- _Material provided_
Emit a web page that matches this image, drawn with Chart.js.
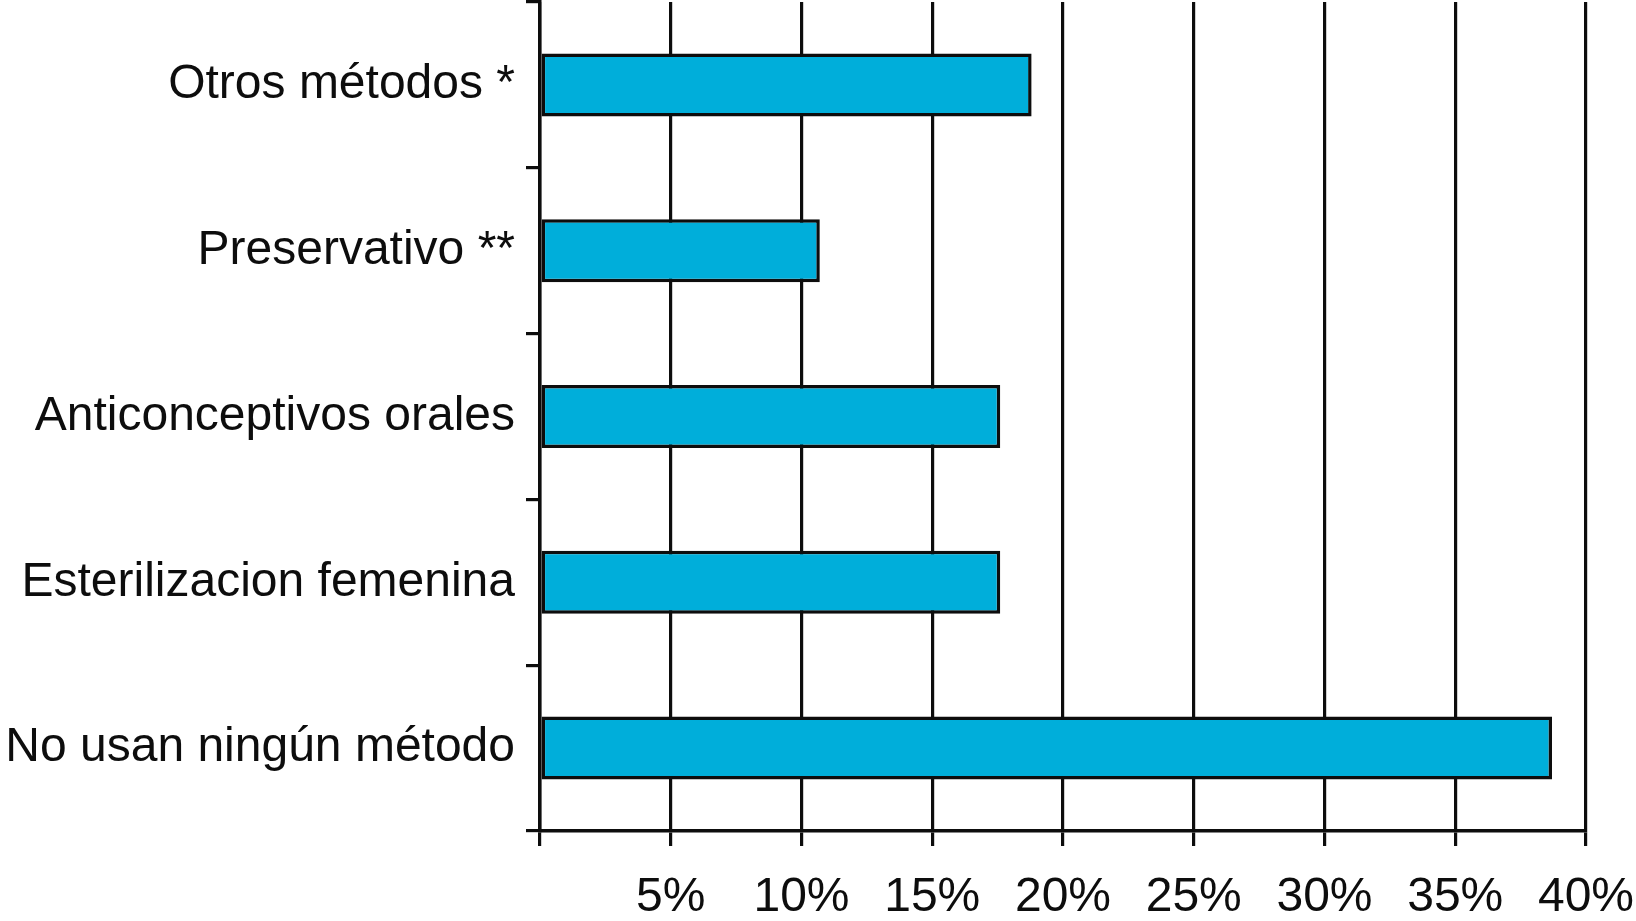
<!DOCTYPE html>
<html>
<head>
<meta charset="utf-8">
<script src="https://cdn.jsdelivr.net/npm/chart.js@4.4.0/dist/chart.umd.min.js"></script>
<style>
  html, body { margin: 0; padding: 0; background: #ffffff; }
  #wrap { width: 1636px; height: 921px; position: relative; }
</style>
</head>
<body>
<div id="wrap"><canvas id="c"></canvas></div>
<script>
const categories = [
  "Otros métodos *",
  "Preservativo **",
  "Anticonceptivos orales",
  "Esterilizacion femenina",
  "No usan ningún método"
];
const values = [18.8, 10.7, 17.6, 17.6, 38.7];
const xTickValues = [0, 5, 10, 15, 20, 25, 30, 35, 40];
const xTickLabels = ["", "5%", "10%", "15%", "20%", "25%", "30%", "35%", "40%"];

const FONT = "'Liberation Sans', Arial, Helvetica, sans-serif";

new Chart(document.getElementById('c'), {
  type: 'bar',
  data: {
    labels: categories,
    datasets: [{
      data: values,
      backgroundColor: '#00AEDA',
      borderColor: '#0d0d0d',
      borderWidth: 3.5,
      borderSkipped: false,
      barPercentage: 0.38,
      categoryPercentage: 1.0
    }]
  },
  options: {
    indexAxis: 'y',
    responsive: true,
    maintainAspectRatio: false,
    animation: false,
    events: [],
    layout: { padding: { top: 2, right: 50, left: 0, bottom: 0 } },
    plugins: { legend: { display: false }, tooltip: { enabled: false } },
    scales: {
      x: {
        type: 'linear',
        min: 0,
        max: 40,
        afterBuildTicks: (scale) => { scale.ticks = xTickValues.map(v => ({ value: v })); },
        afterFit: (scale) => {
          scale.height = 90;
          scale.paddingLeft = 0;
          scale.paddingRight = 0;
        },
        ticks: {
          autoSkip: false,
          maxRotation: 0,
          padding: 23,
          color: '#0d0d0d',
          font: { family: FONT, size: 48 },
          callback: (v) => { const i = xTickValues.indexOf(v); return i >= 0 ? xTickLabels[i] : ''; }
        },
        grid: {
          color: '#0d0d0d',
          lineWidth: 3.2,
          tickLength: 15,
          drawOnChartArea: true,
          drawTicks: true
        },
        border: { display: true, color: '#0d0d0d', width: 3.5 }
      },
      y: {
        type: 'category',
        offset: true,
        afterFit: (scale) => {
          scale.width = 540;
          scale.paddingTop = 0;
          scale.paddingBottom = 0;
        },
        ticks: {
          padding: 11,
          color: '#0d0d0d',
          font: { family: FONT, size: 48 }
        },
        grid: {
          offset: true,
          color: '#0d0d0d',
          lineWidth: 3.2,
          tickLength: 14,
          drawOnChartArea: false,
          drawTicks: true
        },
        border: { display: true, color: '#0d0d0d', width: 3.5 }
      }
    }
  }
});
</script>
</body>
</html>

- _Task details_
Set down the complete material exactly, but do not include the images.

- _Written answer_
Emit a web page that matches this image, drawn with Chart.js.
<!DOCTYPE html>
<html>
<head>
<meta charset="utf-8">
<script src="https://cdn.jsdelivr.net/npm/chart.js@4.4.0/dist/chart.umd.min.js"></script>
<style>
  html, body { margin: 0; padding: 0; background: #ffffff; }
  #wrap { width: 1636px; height: 921px; position: relative; }
</style>
</head>
<body>
<div id="wrap"><canvas id="c"></canvas></div>
<script>
const categories = [
  "Otros métodos *",
  "Preservativo **",
  "Anticonceptivos orales",
  "Esterilizacion femenina",
  "No usan ningún método"
];
const values = [18.8, 10.7, 17.6, 17.6, 38.7];
const xTickValues = [0, 5, 10, 15, 20, 25, 30, 35, 40];
const xTickLabels = ["", "5%", "10%", "15%", "20%", "25%", "30%", "35%", "40%"];

const FONT = "'Liberation Sans', Arial, Helvetica, sans-serif";

new Chart(document.getElementById('c'), {
  type: 'bar',
  data: {
    labels: categories,
    datasets: [{
      data: values,
      backgroundColor: '#00AEDA',
      borderColor: '#0d0d0d',
      borderWidth: 3.5,
      borderSkipped: false,
      barPercentage: 0.38,
      categoryPercentage: 1.0
    }]
  },
  options: {
    indexAxis: 'y',
    responsive: true,
    maintainAspectRatio: false,
    animation: false,
    events: [],
    layout: { padding: { top: 2, right: 50, left: 0, bottom: 0 } },
    plugins: { legend: { display: false }, tooltip: { enabled: false } },
    scales: {
      x: {
        type: 'linear',
        min: 0,
        max: 40,
        afterBuildTicks: (scale) => { scale.ticks = xTickValues.map(v => ({ value: v })); },
        afterFit: (scale) => {
          scale.height = 90;
          scale.paddingLeft = 0;
          scale.paddingRight = 0;
        },
        ticks: {
          autoSkip: false,
          maxRotation: 0,
          padding: 23,
          color: '#0d0d0d',
          font: { family: FONT, size: 48 },
          callback: (v) => { const i = xTickValues.indexOf(v); return i >= 0 ? xTickLabels[i] : ''; }
        },
        grid: {
          color: '#0d0d0d',
          lineWidth: 3.2,
          tickLength: 15,
          drawOnChartArea: true,
          drawTicks: true
        },
        border: { display: true, color: '#0d0d0d', width: 3.5 }
      },
      y: {
        type: 'category',
        offset: true,
        afterFit: (scale) => {
          scale.width = 540;
          scale.paddingTop = 0;
          scale.paddingBottom = 0;
        },
        ticks: {
          padding: 11,
          color: '#0d0d0d',
          font: { family: FONT, size: 48 }
        },
        grid: {
          offset: true,
          color: '#0d0d0d',
          lineWidth: 3.2,
          tickLength: 14,
          drawOnChartArea: false,
          drawTicks: true
        },
        border: { display: true, color: '#0d0d0d', width: 3.5 }
      }
    }
  }
});
</script>
</body>
</html>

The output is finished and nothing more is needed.